Cara menyucikan kedua najis itu juga berbeda. Syekh Ahmad Zainuddin al-Malibari dalam Fathul Mu’în bi Syarhi Qurratil ‘Ain bi Muhimmâtid Dîn menjelaskan bahwa najis 'ainiyah disucikan dengan cara membasuhnya hingga hilang warna, bau, dan rasanya. Sementara najis hukmiyah disucikan dengan cara cukup menuangkan air sekali di area najis.
Dalam kasus najis bekas air kencing ataupun kotoran yang menempel di kasur ataupun karpet maka merupakan najis ‘ainiyah akan dianggap berubah menjadi najis hukmiyah ketika air kencing tersebut mengering hingga tak tampak lagi warna, bau, bahkan rasanya. Bagaimana caranya membersihkanya?
Pertama, membuat najis ‘ainiyah pada karpet atau kasur berubah menjadi najis hukmiyah, dengan cara membersihkan areal yang terkena najis itu sampai tidak terlihat warna, bau, dan rasanya tapi cukup dengan perkiraan, bukan menjilatnya.
Pada tahap ini kita bisa menggunakan sedikit air, menggosok, mengelap, dan lainnua. Kemudian, biarkan permukaan mengering, dan tandai area bekas najis itu karena secara hukum tetap berstatus najis.
Langkah selanjutnya, setelah arwal najis yang sudahbdibersihkan mengering, kita tuangkan lagi air yang suci-menyucikan, namun cukup di area najis yang ditandai tadi, maka sucilah kasur atau karpet tersebut, meskipun air dalam kondisi menggenang di atasnya atau meresap ke dalamnya.

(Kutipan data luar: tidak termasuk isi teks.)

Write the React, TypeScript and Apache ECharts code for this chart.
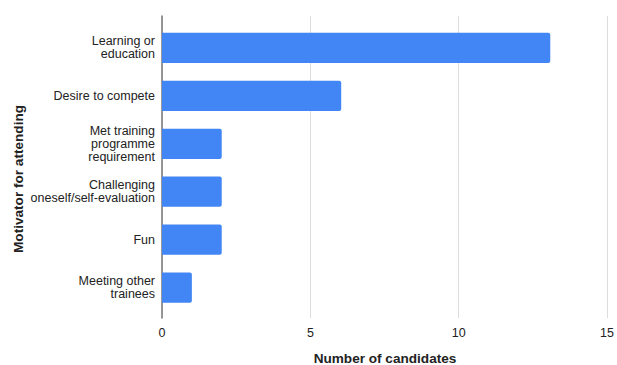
import React, { useEffect, useRef } from "react";
import * as echarts from "echarts";

const categories = [
  "Learning or\neducation",
  "Desire to compete",
  "Met training\nprogramme\nrequirement",
  "Challenging\noneself/self-evaluation",
  "Fun",
  "Meeting other\ntrainees",
];
const candidates = [13, 6, 2, 2, 2, 1];
const xTicks = { min: 0, max: 15, interval: 5 };
const xAxisTitle = "Number of candidates";
const yAxisTitle = "Motivator for attending";

const FONT = "'Liberation Sans', Arial, Helvetica, sans-serif";
const TEXT = "#222222";

export default function App() {
  const ref = useRef<HTMLDivElement>(null);
  useEffect(() => {
    if (!ref.current) return;
    const chart = echarts.init(ref.current, null, { renderer: "svg" });
    chart.setOption({
      animation: false,
      backgroundColor: "#ffffff",
      textStyle: { fontFamily: FONT },
      grid: [
        { left: 162, right: 7, top: 24, bottom: 53.5 },
        { left: 162, right: 7, top: 16, bottom: 47 },
      ],
      xAxis: [
        {
          gridIndex: 0,
          type: "value",
          min: xTicks.min,
          max: xTicks.max,
          interval: xTicks.interval,
          axisLine: { show: false },
          axisTick: { show: false },
          axisLabel: { show: false },
          splitLine: { show: false },
        },
        {
          gridIndex: 1,
          type: "value",
          min: xTicks.min,
          max: xTicks.max,
          interval: xTicks.interval,
          axisLine: { show: false },
          axisTick: { show: false },
          axisLabel: { color: TEXT, fontSize: 12.5, margin: 8, fontFamily: FONT },
          splitLine: { show: true, lineStyle: { color: "#dddddd", width: 1 } },
        },
      ],
      yAxis: [
        {
          gridIndex: 0,
          type: "category",
          inverse: true,
          data: categories,
          axisLine: { show: false },
          axisTick: { show: false },
          axisLabel: {
            color: TEXT,
            fontSize: 12.5,
            lineHeight: 13,
            margin: 7,
            align: "right",
            fontFamily: FONT,
          },
        },
        {
          gridIndex: 1,
          type: "category",
          data: [""],
          axisLine: { show: true, onZero: false, lineStyle: { color: "#777777", width: 1.5 } },
          axisTick: { show: false },
          axisLabel: { show: false },
          splitLine: { show: false },
        },
      ],
      graphic: [
        {
          type: "text",
          x: 385,
          y: 358,
          style: {
            text: xAxisTitle,
            fill: TEXT,
            font: `bold 13.6px ${FONT}`,
            align: "center",
            verticalAlign: "middle",
          },
        },
        {
          type: "text",
          x: 18,
          y: 179,
          rotation: Math.PI / 2,
          style: {
            text: yAxisTitle,
            fill: TEXT,
            font: `bold 13.6px ${FONT}`,
            align: "center",
            verticalAlign: "middle",
          },
        },
      ],
      series: [
        {
          type: "bar",
          xAxisIndex: 0,
          yAxisIndex: 0,
          data: candidates,
          barCategoryGap: "37%",
          itemStyle: { color: "#4285f4", borderRadius: [0, 2, 2, 0] },
        },
      ],
    });
    return () => chart.dispose();
  }, []);
  return (
    <div
      ref={ref}
      style={{ position: "fixed", left: 0, top: 0, width: 617, height: 365 }}
    />
  );
}
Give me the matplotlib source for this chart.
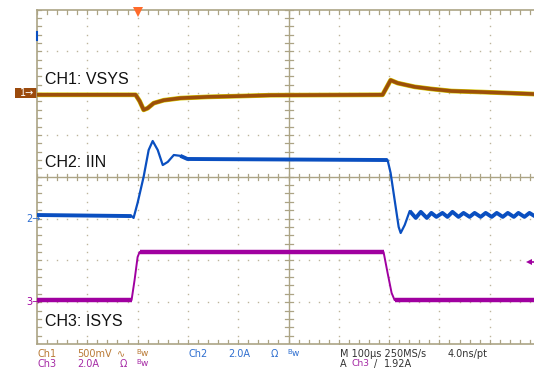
import matplotlib
matplotlib.use("Agg")
import matplotlib.pyplot as plt
from matplotlib.patches import Rectangle

# scope settings
time_per_div = 100.0      # us
t_left = -200.0           # time at left edge of screen (trigger at 0)
ch_scale = {"ch1": 500.0, "ch2": 2.0, "ch3": 2.0}   # mV/div, A/div, A/div
ch_offset = {"ch1": 6.0, "ch2": 3.0, "ch3": 1.0}    # marker position, divisions from bottom
trig_level = 1.92         # A on Ch3

# CH1: VSYS (mV around its marker)
ch1_t = [-200, -4, 4, 12, 20, 32, 52, 85, 139, 205, 264, 487, 503, 517, 551, 584, 624, 684, 783, 800]
ch1_mv = [-20, -20, -95, -200, -180, -120, -85, -60, -45, -35, -25, -20, 155, 120, 75, 50, 25, 13, -10, -15]

# CH2: IIN (A)
ch2_t = [-200, -12, -8, 0, 12, 22, 30, 40, 50, 60, 72, 85, 99, 497, 503, 511, 519, 523, 531, 541,
         553, 563, 575, 584, 594, 606, 616, 626, 638, 648, 660, 670, 682, 692, 704, 714, 726, 736,
         748, 757, 769, 779, 789, 801]
ch2_a = [0.17, 0.12, 0.03, 0.75, 2.0, 3.28, 3.71, 3.28, 2.56, 2.71, 3.04, 3.0, 2.85, 2.80, 2.18, 0.89,
         -0.40, -0.69, -0.31, 0.36, 0.03, 0.32, 0.03, 0.27, 0.08, 0.27, 0.08, 0.32, 0.08, 0.27, 0.08,
         0.27, 0.08, 0.27, 0.08, 0.27, 0.08, 0.27, 0.08, 0.27, 0.08, 0.27, 0.12, 0.17]

# CH3: ISYS (A)
ch3_t = [-200, -12, -6, 0, 4, 489, 497, 505, 511, 800]
ch3_a = [0.1, 0.1, 1.06, 2.16, 2.40, 2.40, 1.40, 0.44, 0.1, 0.1]

grat = "#aca485"
c1, c1_txt = "#9c4f0a", "#b97a35"
c2, c2_txt = "#0a4fc0", "#2f6fd0"
c3, c3_txt = "#a000a0", "#a52aa5"


def tx(ts):
    return [(t - t_left) / time_per_div for t in ts]


def ty(vals, ch):
    return [ch_offset[ch] + v / ch_scale[ch] for v in vals]


fig = plt.figure(figsize=(5.34, 3.68), dpi=100)
W, H = 534.0, 368.0
ax = fig.add_axes([37 / W, 24 / H, 503 / W, 334.5 / H])
ax.set_xlim(0, 10)
ax.set_ylim(0, 8)
ax.axis("off")

px_x = 10 / 503.0     # one pixel in x divisions
px_y = 8 / 334.5      # one pixel in y divisions

# graticule: dotted grid
minor_x = [i * 0.2 for i in range(51)]
minor_y = [i * 0.2 for i in range(41)]
for gy in [1, 2, 3, 5, 6, 7]:
    ax.plot(minor_x, [gy] * len(minor_x), ls="none", marker="s", ms=1.0, color="#bdb59c", mew=0)
for gx in [1, 2, 3, 4, 6, 7, 8, 9]:
    ax.plot([gx] * len(minor_y), minor_y, ls="none", marker="s", ms=1.0, color="#bdb59c", mew=0)

# center cross with ticks
ax.plot([0, 10], [4, 4], color=grat, lw=1.0)
ax.plot([5, 5], [0, 8], color=grat, lw=1.0)
for x in minor_x:
    ax.plot([x, x], [4 - 3 * px_y, 4 + 3 * px_y], color=grat, lw=0.9)
    ax.plot([x, x], [8, 8 - 4 * px_y], color=grat, lw=0.9)
    ax.plot([x, x], [0, 4 * px_y], color=grat, lw=0.9)
for y in minor_y:
    ax.plot([5 - 4 * px_x, 5 + 4 * px_x], [y, y], color=grat, lw=0.9)
    ax.plot([0, 4 * px_x], [y, y], color=grat, lw=0.9)

# border
ax.plot([0, 10], [8, 8], color=grat, lw=1.2, clip_on=False)
ax.plot([0, 10], [0, 0], color=grat, lw=1.2, clip_on=False)
ax.plot([0, 0], [0, 8], color=grat, lw=1.2, clip_on=False)
ax.plot([0, 0], [7.27, 7.46], color=c2, lw=1.5, clip_on=False)

# traces: thin line everywhere, thicker (noisy) band on the settled parts
x3, y3 = tx(ch3_t), ty(ch3_a, "ch3")
ax.plot(x3, y3, color=c3, lw=1.4, zorder=5)
for a, b in [(0, 2), (4, 6), (8, 10)]:
    ax.plot(x3[a:b], y3[a:b], color=c3, lw=3.2, solid_capstyle="butt", zorder=5)

x2, y2 = tx(ch2_t), ty(ch2_a, "ch2")
ax.plot(x2, y2, color=c2, lw=1.6, solid_joinstyle="round", zorder=5)
for a, b in [(0, 2), (11, 14), (19, len(x2))]:
    ax.plot(x2[a:b], y2[a:b], color=c2, lw=2.8, solid_capstyle="butt", zorder=5)

x1, y1 = tx(ch1_t), ty(ch1_mv, "ch1")
ax.plot(x1, y1, color="#d6c400", lw=3.4, solid_joinstyle="round", zorder=5)
ax.plot(x1, y1, color=c1, lw=2.6, solid_joinstyle="round", zorder=6)

# channel labels
lab_kw = dict(fontsize=11.5, family="Liberation Sans", color="#111111", va="center", ha="left",
              bbox=dict(facecolor="white", edgecolor="none", pad=1.0), zorder=7)
ax.text(0.16, 6.32, "CH1: VSYS", **lab_kw)
ax.text(0.16, 4.33, "CH2: IIN", **lab_kw)
ax.text(0.16, 0.53, "CH3: ISYS", **lab_kw)

# channel ground markers on the left
ax.add_patch(Rectangle((-22 * px_x, ch_offset["ch1"] - 5 * px_y), 22 * px_x, 10 * px_y,
                       facecolor="#9b4a0c", edgecolor="none", clip_on=False))
ax.text(-17 * px_x, ch_offset["ch1"], "1\u2192", color="white", fontsize=7, va="center", ha="left",
        clip_on=False)
ax.text(-11 * px_x, ch_offset["ch2"], "2\u2192", color=c2_txt, fontsize=7, va="center", ha="left",
        clip_on=False)
ax.text(-11 * px_x, ch_offset["ch3"], "3\u2192", color=c3, fontsize=7, va="center", ha="left",
        clip_on=False)

# trigger position and level markers
ax.plot([tx([0])[0]], [8 - 2.5 * px_y], marker="v", ms=6.5, color="#ff6a2a", mew=0, clip_on=False, zorder=8)
trig_y = ch_offset["ch3"] + trig_level / ch_scale["ch3"]
ax.plot([9.79], [trig_y], marker="<", ms=5, color=c3, mew=0, clip_on=False)
ax.plot([9.79, 10], [trig_y, trig_y], color=c3, lw=1.2, clip_on=False)

# status lines at the bottom
def status(xp, yp, s, c, fs=7):
    fig.text(xp / W, 1 - yp / H, s, color=c, fontsize=fs, va="center", ha="left")


def bw(xp, yp, c):
    status(xp, yp - 1.5, "B", c, fs=5)
    status(xp + 5, yp, "w", c, fs=6.5)


r1, r2 = 354, 364
status(37, r1, "Ch1", c1_txt)
status(77, r1, "500mV", c1_txt)
status(117, r1, "\u223f", c1_txt)
bw(136, r1, c1_txt)
status(188, r1, "Ch2", c2_txt)
status(228, r1, "2.0A", c2_txt)
status(271, r1, "\u03a9", c2_txt)
bw(287, r1, c2_txt)
status(340, r1, "M 100\u00b5s 250MS/s", "#333333")
status(448, r1, "4.0ns/pt", "#333333")
status(37, r2, "Ch3", c3_txt)
status(77, r2, "2.0A", c3_txt)
status(120, r2, "\u03a9", c3_txt)
bw(136, r2, c3_txt)
status(340, r2, "A", "#333333")
status(351, r2, "Ch3", c3_txt, fs=6.6)
status(374, r2, "/", "#333333")
status(384, r2, "1.92A", "#333333")

fig.savefig("out.png", dpi=100, facecolor="white")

Nah, Cara yang sama juga bisa kita lakukan pada najis yang mengenai lantai ubin, sofa, bantal, permukaan tanah, dan lain-lain.
Syekh Ahmad Zainuddin al-Malibari menerangkan, Artinya: “Seandainya ada tanah yang terkena najis semisal air kencing lalu mengering, lalu air dituangkan di atasnya hingga menggenang, maka sucilah tanah tersebut walaupun tak terserap ke dalamnya, baik tanah itu keras ataupun gembur.” (Syekh Ahmad Zainuddin al-Malibari, Fathul Mu’în bi Syarhi Qurratil ‘Ain bi Muhimmâtid Dîn [Beirut: Dar Ibnu Hazam, 2004], halaman 78)
Keterangan tersebut berlaku untuk najis level sedang (mutawasithah) seperti ompol bayi usia lebih dari dua tahun, kotoran binatang, darah, muntahan, air liur dari perut, feses, atau sejenisnya.
Sementara air kencing bayi laki-laki kurang dua tahun yang belum mengonsumsi apa pun kecuali ASI, maka masuk dalam kategori najis level ringan atau mukhaffafah.
Najis kategori tersebut bisa disucikan dengan hanya memercikkan air ke tempat yang terkena najis. Tidak disyaratkan air harus mengalir, hanya saja percikan mesti kuat dan volume air harus lebih banyak dari air kencing bayi tersebut. Namun, bila air kecing itu mengering, kucuran sekali air sudah cukup menyucikannya. Wallahu alam.